Small and medium-sized textile factories in Pakistan are facing closure due to the massive loss of cotton production due to floods, foreign media reported. Large companies that supply multinationals such as Nike, Adidas, Puma and Target are well stocked and will be less affected.
While large companies have been less affected because of ample inventories, smaller factories exporting sheets and towels to the United States and Europe have begun to close. The Pakistan Textile Exporters Association said a shortage of quality cotton, high fuel costs and insufficient payment recovery by buyers were the reasons behind the closure of small textile mills.
According to the statistics of Pakistan Ginners Association, as of October 1, the market volume of new cotton in Pakistan was 2.93 million bales, a decrease of 23.69% year on year, among which textile mills purchased 2.319 million bales and exported 4,900 bales.

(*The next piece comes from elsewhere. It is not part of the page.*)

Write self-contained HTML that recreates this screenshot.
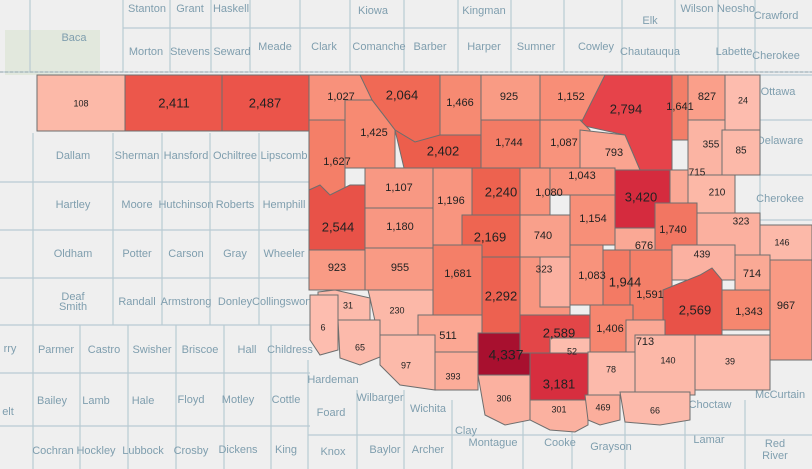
<!DOCTYPE html><html><head><style>
body{margin:0;background:#efefef}
svg{display:block}
.b{fill:none;stroke:#b9cbd3;stroke-width:1.2}
.l{font-family:"Liberation Sans",sans-serif;font-size:11px;fill:#7f9eae;text-anchor:middle}
.c{stroke:#6e6e6e;stroke-width:1}
.v{font-family:"Liberation Sans",sans-serif;fill:#222;text-anchor:middle;dominant-baseline:middle}
</style></head><body>
<svg width="812" height="469" viewBox="0 0 812 469">
<rect width="812" height="469" fill="#efefef"/>
<rect x="5" y="30" width="95" height="45" fill="#dde6d6" opacity=".7"/>
<g class="b">
<path d="M0 72H812"/><path d="M30 0V72M123 0V72M170 0V72M211 0V72M250 0V72M300 0V72M350 0V72M404 0V72M458 0V72M511 0V72M564 0V72M622 0V72M675 0V72M718 0V72M755 0V72"/>
<path d="M123 28H812"/>
<path d="M33 133V469M113 133V325M162 133V325M210 133V325M259 133V325"/>
<path d="M0 182H310M0 230H310M0 278H310M0 325H310M0 373H310M0 426H310"/>
<path d="M80 325V469M128 325V469M176 325V469M224 325V469M271 325V469"/>
<path d="M308 360V469M357 390V469M404 390V469M452 400V469M523 420V469M572 420V469M625 420V469M685 420V469M745 400V469"/>
<path d="M760 75V230M760 75H812M760 120H812M760 175H812M760 220H812"/>
<path d="M308 435H812"/>
</g>
<g class="l">
<text x="147" y="12">Stanton</text><text x="190" y="12">Grant</text><text x="231" y="12">Haskell</text>
<text x="373" y="14">Kiowa</text><text x="484" y="14">Kingman</text><text x="650" y="24">Elk</text>
<text x="697" y="12">Wilson</text><text x="736" y="12">Neosho</text><text x="776" y="19">Crawford</text>
<text x="74" y="41">Baca</text><text x="146" y="55">Morton</text><text x="190" y="55">Stevens</text><text x="232" y="55">Seward</text>
<text x="275" y="50">Meade</text><text x="324" y="50">Clark</text><text x="379" y="50">Comanche</text><text x="430" y="50">Barber</text>
<text x="484" y="50">Harper</text><text x="536" y="50">Sumner</text><text x="596" y="50">Cowley</text><text x="650" y="55">Chautauqua</text>
<text x="734" y="55">Labette</text><text x="776" y="59">Cherokee</text>
<text x="778" y="95">Ottawa</text><text x="780" y="144">Delaware</text><text x="780" y="202">Cherokee</text>
<text x="73" y="159">Dallam</text><text x="137" y="159">Sherman</text><text x="186" y="159">Hansford</text><text x="235" y="159">Ochiltree</text><text x="284" y="159">Lipscomb</text>
<text x="73" y="208">Hartley</text><text x="137" y="208">Moore</text><text x="186" y="208">Hutchinson</text><text x="235" y="208">Roberts</text><text x="284" y="208">Hemphill</text>
<text x="73" y="257">Oldham</text><text x="137" y="257">Potter</text><text x="186" y="257">Carson</text><text x="235" y="257">Gray</text><text x="284" y="257">Wheeler</text>
<text x="73" y="300">Deaf</text><text x="73" y="310">Smith</text><text x="137" y="305">Randall</text><text x="186" y="305">Armstrong</text><text x="235" y="305">Donley</text><text x="282" y="305">Collingswort</text>
<text x="56" y="353">Parmer</text><text x="104" y="353">Castro</text><text x="152" y="353">Swisher</text><text x="200" y="353">Briscoe</text><text x="247" y="353">Hall</text><text x="290" y="353">Childress</text>
<text x="52" y="404">Bailey</text><text x="96" y="404">Lamb</text><text x="143" y="404">Hale</text><text x="191" y="403">Floyd</text><text x="238" y="403">Motley</text><text x="286" y="403">Cottle</text>
<text x="53" y="454">Cochran</text><text x="96" y="454">Hockley</text><text x="143" y="454">Lubbock</text><text x="191" y="454">Crosby</text><text x="238" y="453">Dickens</text><text x="286" y="453">King</text>
<text x="333" y="383">Hardeman</text><text x="331" y="416">Foard</text><text x="333" y="455">Knox</text><text x="380" y="401">Wilbarger</text><text x="385" y="453">Baylor</text>
<text x="428" y="412">Wichita</text><text x="428" y="453">Archer</text><text x="466" y="434">Clay</text><text x="493" y="446">Montague</text><text x="560" y="446">Cooke</text>
<text x="611" y="450">Grayson</text><text x="710" y="408">Choctaw</text><text x="709" y="443">Lamar</text><text x="780" y="398">McCurtain</text><text x="775" y="447">Red</text><text x="775" y="459">River</text>
<text x="10" y="352">rry</text><text x="8" y="415">elt</text>
</g>
<g class="c">
<rect x="37" y="75" width="88" height="56" fill="#fcb9a8"/>
<rect x="125" y="75" width="97" height="56" fill="#ec574b"/>
<rect x="222" y="75" width="87" height="56" fill="#eb544a"/>
<rect x="309" y="75" width="63" height="45" fill="#f8917b"/>
<path d="M360 75H440V140L415 142L395 130L372 100Z" fill="#f06955"/>
<rect x="440" y="75" width="41" height="60" fill="#f68a72"/>
<rect x="481" y="75" width="59" height="45" fill="#f99b84"/>
<rect x="540" y="75" width="65" height="45" fill="#f88e77"/>
<path d="M605 75H672V170H640L625 135L580 125Z" fill="#e6434a"/>
<rect x="672" y="75" width="16" height="65" fill="#f37e68"/>
<rect x="688" y="75" width="37" height="45" fill="#fa9f8a"/>
<rect x="725" y="75" width="35" height="55" fill="#fdbcae"/>
<path d="M309 120H345V250H309Z" fill="#f47f68"/>
<path d="M345 100H372L395 130V168H345Z" fill="#f78a72"/>
<path d="M395 130L415 142L440 135H481V168H404Z" fill="#ec5e4c"/>
<rect x="481" y="120" width="59" height="48" fill="#f37b65"/>
<path d="M540 120H580L590 130V168H540Z" fill="#f8937c"/>
<path d="M580 130L625 135L640 170H580Z" fill="#faa490"/>
<rect x="640" y="170" width="48" height="30" fill="#faa895"/>
<rect x="688" y="120" width="37" height="55" fill="#fbb4a3"/>
<rect x="722" y="130" width="38" height="45" fill="#fcb9a9"/>
<path d="M309 190L320 185L330 195L350 185L365 185V250H309Z" fill="#e85248"/>
<rect x="365" y="168" width="68" height="40" fill="#f89883"/>
<rect x="365" y="208" width="68" height="40" fill="#f89782"/>
<rect x="433" y="168" width="39" height="77" fill="#f8957f"/>
<rect x="472" y="168" width="48" height="47" fill="#ed624f"/>
<rect x="520" y="168" width="30" height="47" fill="#f8937c"/>
<rect x="550" y="168" width="65" height="27" fill="#f8957f"/>
<rect x="570" y="195" width="45" height="50" fill="#f78f78"/>
<rect x="615" y="170" width="55" height="58" fill="#d52b3e"/>
<rect x="670" y="170" width="18" height="33" fill="#faa895"/>
<rect x="688" y="175" width="47" height="40" fill="#fcb8a7"/>
<rect x="462" y="215" width="58" height="42" fill="#ee6551"/>
<rect x="520" y="215" width="50" height="42" fill="#f9a08b"/>
<rect x="655" y="203" width="42" height="47" fill="#f27662"/>
<rect x="615" y="228" width="40" height="27" fill="#faa895"/>
<rect x="697" y="213" width="63" height="42" fill="#fbb09f"/>
<rect x="760" y="225" width="52" height="35" fill="#fcb9a9"/>
<rect x="309" y="250" width="56" height="40" fill="#f99b85"/>
<rect x="365" y="248" width="68" height="42" fill="#f99a84"/>
<rect x="433" y="245" width="49" height="70" fill="#f47f68"/>
<rect x="482" y="257" width="38" height="76" fill="#ed6150"/>
<rect x="520" y="257" width="50" height="58" fill="#f8957f"/>
<rect x="540" y="257" width="30" height="50" fill="#fbb1a1"/>
<rect x="570" y="245" width="33" height="60" fill="#f8937c"/>
<rect x="603" y="250" width="27" height="60" fill="#f37a64"/>
<rect x="630" y="250" width="42" height="70" fill="#f47f68"/>
<rect x="672" y="245" width="63" height="35" fill="#fbb1a1"/>
<rect x="735" y="255" width="35" height="35" fill="#faa995"/>
<path d="M663 290L700 275L712 268L722 280V340H663Z" fill="#e85248"/>
<rect x="722" y="290" width="48" height="40" fill="#f6876f"/>
<rect x="770" y="260" width="42" height="100" fill="#f99a84"/>
<path d="M318 292L335 290L370 298V330H318Z" fill="#fcbaab"/>
<path d="M368 290H433V335H378L370 298Z" fill="#fcb8a8"/>
<path d="M310 295H338V350L320 355L310 340Z" fill="#fdbdaf"/>
<path d="M338 320H380V357L360 365L340 358Z" fill="#fcbaab"/>
<rect x="418" y="315" width="64" height="40" fill="#fba793"/>
<rect x="478" y="333" width="52" height="42" fill="#a8102f"/>
<rect x="520" y="315" width="70" height="38" fill="#e34648"/>
<rect x="550" y="338" width="45" height="22" fill="#fcbcad"/>
<rect x="590" y="305" width="43" height="50" fill="#f6866f"/>
<rect x="626" y="320" width="39" height="35" fill="#faa895"/>
<path d="M380 335H435V390L400 385L380 365Z" fill="#fcbaaa"/>
<rect x="435" y="352" width="43" height="38" fill="#fbac99"/>
<rect x="530" y="353" width="58" height="47" fill="#d72e3f"/>
<rect x="588" y="352" width="47" height="43" fill="#fcbaab"/>
<rect x="635" y="335" width="60" height="60" fill="#fcb8a8"/>
<rect x="695" y="335" width="75" height="55" fill="#fcbbac"/>
<path d="M478 375H530V420L505 425L485 415Z" fill="#fbb1a0"/>
<path d="M530 400H588V425L575 432L550 430L530 420Z" fill="#fbb1a0"/>
<path d="M585 395H620V420L600 425L588 420Z" fill="#fbae9c"/>
<path d="M620 392H690V420L660 425L625 422Z" fill="#fcbaab"/>
</g>
<path d="M0 72H812" stroke="#9aaab2" stroke-dasharray="3,2" fill="none"/>
<g class="v" font-size="11">
<text x="81" y="104" font-size="9">108</text><text x="174" y="104" font-size="13">2,411</text><text x="265" y="104" font-size="13">2,487</text>
<text x="341" y="97">1,027</text><text x="402" y="96" font-size="13">2,064</text><text x="460" y="103">1,466</text><text x="509" y="97">925</text><text x="571" y="97">1,152</text>
<text x="626" y="110" font-size="13">2,794</text><text x="680" y="107">1,641</text><text x="707" y="97">827</text><text x="743" y="101" font-size="9">24</text>
<text x="337" y="162">1,627</text><text x="374" y="133">1,425</text><text x="443" y="152" font-size="13">2,402</text><text x="509" y="143">1,744</text><text x="564" y="143">1,087</text><text x="614" y="153">793</text>
<text x="711" y="145" font-size="10">355</text><text x="741" y="151" font-size="10">85</text><text x="697" y="173" font-size="10">715</text>
<text x="338" y="228" font-size="13">2,544</text><text x="399" y="188">1,107</text><text x="400" y="227">1,180</text><text x="451" y="201">1,196</text><text x="501" y="193" font-size="13">2,240</text>
<text x="549" y="193">1,080</text><text x="582" y="176">1,043</text><text x="593" y="219">1,154</text><text x="641" y="198" font-size="13">3,420</text><text x="717" y="193" font-size="10">210</text>
<text x="490" y="238" font-size="13">2,169</text><text x="543" y="236">740</text><text x="673" y="230">1,740</text><text x="644" y="246">676</text><text x="741" y="222" font-size="10">323</text><text x="782" y="243" font-size="9">146</text>
<text x="337" y="268">923</text><text x="400" y="268">955</text><text x="458" y="274">1,681</text><text x="501" y="297" font-size="13">2,292</text><text x="544" y="270" font-size="10">323</text>
<text x="592" y="276">1,083</text><text x="625" y="283" font-size="13">1,944</text><text x="650" y="295">1,591</text><text x="702" y="255" font-size="10">439</text><text x="752" y="274">714</text>
<text x="695" y="311" font-size="13">2,569</text><text x="749" y="312">1,343</text><text x="786" y="306">967</text>
<text x="348" y="306" font-size="9">31</text><text x="397" y="311" font-size="9">230</text><text x="323" y="328" font-size="9">6</text><text x="360" y="348" font-size="9">65</text><text x="448" y="336">511</text>
<text x="506" y="356" font-size="14">4,337</text><text x="559" y="334" font-size="13">2,589</text><text x="572" y="352" font-size="9">52</text><text x="610" y="329">1,406</text><text x="645" y="342">713</text>
<text x="406" y="366" font-size="9">97</text><text x="453" y="377" font-size="9">393</text><text x="559" y="385" font-size="13">3,181</text><text x="611" y="370" font-size="9">78</text><text x="668" y="361" font-size="9">140</text><text x="730" y="362" font-size="9">39</text>
<text x="504" y="399" font-size="9">306</text><text x="559" y="410" font-size="9">301</text><text x="603" y="408" font-size="9">469</text><text x="655" y="411" font-size="9">66</text>
</g>
</svg>
</body></html>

According to the Pakistan Textile Exporters Association, cotton production is likely to fall to 6.5m bales (170kg each) this year, well below the target of 11m bales, leaving the country to spend about $3bn importing cotton from countries such as Brazil, Turkey, the US, East and West Africa and Afghanistan. About 30 per cent of Pakistan’s textile export production capacity has been hampered by cotton and energy shortages. At the same time, the fragile domestic economy has led to weak domestic demand.